I bought my first house last May. I prayed intensely hard for my house every day for almost a year. Every moment my future abode came across my mind, I made a mental note of things to update Papa on. My requests extended past the personal into the impossible. I was specific in tree type, layout, color. Everything. Give or take a year, and God gave me more than my prayers demanded. He blessed me not with the pool I jokingly wanted, but the dragonfly wind chime, the Camellia japonica trees, the basketball hoop. He gave me the ability to run through all the rooms on the first floor without ever going back into the same room, the windows… I could go on for days. He heard every prayer. He had me wait, and then there was my house. I knew it was mine the moment I drove up the driveway.

I always knew my house wasn’t going to make me happy. It was never supposed to because that wasn’t its intended use. I moved in and still had the same issues I had at my apartment, but I stopped talking to God about them. I spoke with Papa only about surface things. It was as if He moved Heaven and earth to give me more than I could’ve ever asked for, so I couldn’t bring myself to lament to my Lord who blessed me something so big. You know what I did instead? I went out and tried to satisfy my loneliness, my depression, my dissatisfaction with work with worldly things. These things would eventually cause me to compromise my integrity over and over again.

I read a book by Lysa TerKeurst called Uninvited. It’s about rejection. Man oh man. This woman, God bless her. She is radiantly transparent, which makes almost every situation she mentions in her book relatable. At one point she writes about these tiny compromises she started making with her then boyfriend. She writes about how what started as her boyfriend sleeping over on the couch, turned into her justifying her desires, until it snowballed into something larger than she expected: an abortion. Her tiny compromises rolled into a giant.

My giant wasn’t an abortion. It was quitting. Don’t like them? Drop them. Don’t like working there? Quit. That man is unreliable? Leave him. Do what makes you happy. Never once did I stop to A) inquire of the Lord and B) fight—push past the negative. Not once did I think, “This rough patch is where I am supposed to be. Maybe me being uncomfortable is what grows me.” Instead, I manipulated everything in my power to create a pretty picture for myself. Truthfully, all I did was make myself more lonely and depressed and broke.

I Kings 19:4 says, “‘I have had enough, LORD,’ he said. ‘Take my life; I am no better than my ancestors.’” That’s exactly how I was feeling. I was ready for the rapture. Beam me up, Scottie! However, a few weeks ago, I heard that same question that God asked Elijah, “What are you doing here?” Honestly, I couldn’t answer until last week. I must go back the way I came. I have to walk through every last thing I attempted to run away from, and that truth stings.

I thought who and where I am now would eventually circle back to pre-fall. I did. I’m just not where I expected. Who I was pre-fall was someone who was steadfast for God, but she didn’t want to bother her Father. The woman before the fall was someone who tried to people please God. I won’t be there again because I fell. I hurt myself on the way down, but I’m wiser for it. I’m going to push a little bit harder now because I know my footing is supposed to be in Christ, and if He’s willed it, then so it will be.

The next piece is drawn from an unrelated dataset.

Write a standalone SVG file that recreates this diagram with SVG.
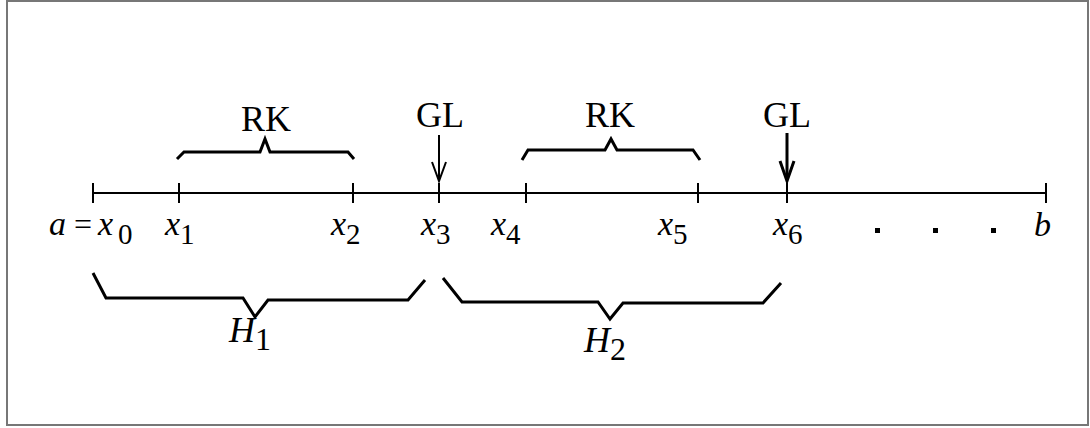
<svg xmlns="http://www.w3.org/2000/svg" width="1090" height="428" viewBox="0 0 1090 428">
<style>
.ln{fill:none;stroke:#000;stroke-width:2;stroke-linecap:butt}
.br{fill:none;stroke:#000;stroke-width:3;stroke-linejoin:miter}
.t{font-family:"Liberation Serif","Times New Roman",serif;font-size:36px;fill:#000}
.eq{font-family:"Liberation Serif","Times New Roman",serif;font-size:32px;fill:#000}
.v{font-family:"Liberation Serif","Times New Roman",serif;font-style:italic;font-size:34px;fill:#000}
.s{font-family:"Liberation Serif","Times New Roman",serif;font-size:29px;fill:#000}
.h{font-family:"Liberation Serif","Times New Roman",serif;font-style:italic;font-size:36px;fill:#000}
.hs{font-family:"Liberation Serif","Times New Roman",serif;font-size:32px;fill:#000}
</style>
<rect x="7" y="1" width="1081" height="424" fill="#fff" stroke="#777" stroke-width="2"/>
<g id="axis">
<line class="ln" x1="93" y1="193" x2="1046" y2="193"/>
<line class="ln" x1="93" y1="183" x2="93" y2="203"/>
<line class="ln" x1="179" y1="183" x2="179" y2="203"/>
<line class="ln" x1="353" y1="183" x2="353" y2="203"/>
<line class="ln" x1="439" y1="183" x2="439" y2="203"/>
<line class="ln" x1="526" y1="183" x2="526" y2="203"/>
<line class="ln" x1="698" y1="183" x2="698" y2="203"/>
<line class="ln" x1="787" y1="183" x2="787" y2="203"/>
<line class="ln" x1="1046" y1="183" x2="1046" y2="203"/>
</g>
<g id="labels">
<text class="v" x="49" y="235">a</text>
<text class="eq" x="74" y="235">=</text>
<text class="v" x="98" y="235">x</text><text class="s" x="118" y="244">0</text>
<text class="v" x="165" y="235">x</text><text class="s" x="180" y="244">1</text>
<text class="v" x="331" y="235">x</text><text class="s" x="346" y="244">2</text>
<text class="v" x="421" y="235">x</text><text class="s" x="436" y="244">3</text>
<text class="v" x="491" y="235">x</text><text class="s" x="506" y="244">4</text>
<text class="v" x="658" y="235">x</text><text class="s" x="673" y="244">5</text>
<text class="v" x="773" y="235">x</text><text class="s" x="788" y="244">6</text>
<rect x="875" y="228" width="5" height="5"/>
<rect x="933" y="228" width="5" height="5"/>
<rect x="991" y="228" width="5" height="5"/>
<text class="v" x="1034" y="236">b</text>
</g>
<g id="rk1">
<polyline class="br" points="177,159 184,152 260,152 265,139 270,152 348,152 354,159"/>
<text class="t" text-anchor="middle" x="266" y="131">RK</text>
</g>
<g id="rk2">
<polyline class="br" points="522,160 528,150 605,150 611,139 617,150 693,150 700,160"/>
<text class="t" text-anchor="middle" x="610" y="127">RK</text>
</g>
<g id="gl1">
<text class="t" text-anchor="middle" x="440" y="127">GL</text>
<line class="ln" x1="439" y1="135" x2="439" y2="181"/>
<polyline class="ln" points="432,162 439,181 446,162"/>
</g>
<g id="gl2">
<text class="t" text-anchor="middle" x="787" y="127">GL</text>
<line x1="787" y1="133" x2="787" y2="178" stroke="#000" stroke-width="3"/>
<polyline points="780,161 787,181 794,161" fill="none" stroke="#000" stroke-width="3"/>
</g>
<g id="h1">
<polyline class="br" points="93,273 106,298 243,298 255,317 268,300 408,300 425,280"/>
<text class="h" x="229" y="342">H</text><text class="hs" x="255" y="350">1</text>
</g>
<g id="h2">
<polyline class="br" points="443,278 462,302 598,302 610,319 623,303 763,303 781,283"/>
<text class="h" x="584" y="352">H</text><text class="hs" x="610" y="360">2</text>
</g>
</svg>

I’ve been watching Sing a lot lately, and one of my favorite lines is, “Do you know the beauty about hitting rock bottom, Eddie? The only way to go is up!” That’s so true. I might fall again. Actually, I will most likely fall again, but not in the same way and not with the same force and not as far down. Even now, there is great beauty in this breakdown.

During this almost year detour I learned I will never be satisfied until I live on God’s terms. That means loving God with all my heart and all my might, and everything else will flow from the relationship I have with Him. He has a plan to prosper me and not harm me. So, my goal in life should be to run towards Him and not away from Him. I could let my inadequacies build up against me, but I shouldn’t. Where I fall short is where God picks up. That truth alone makes the journey of life worth it.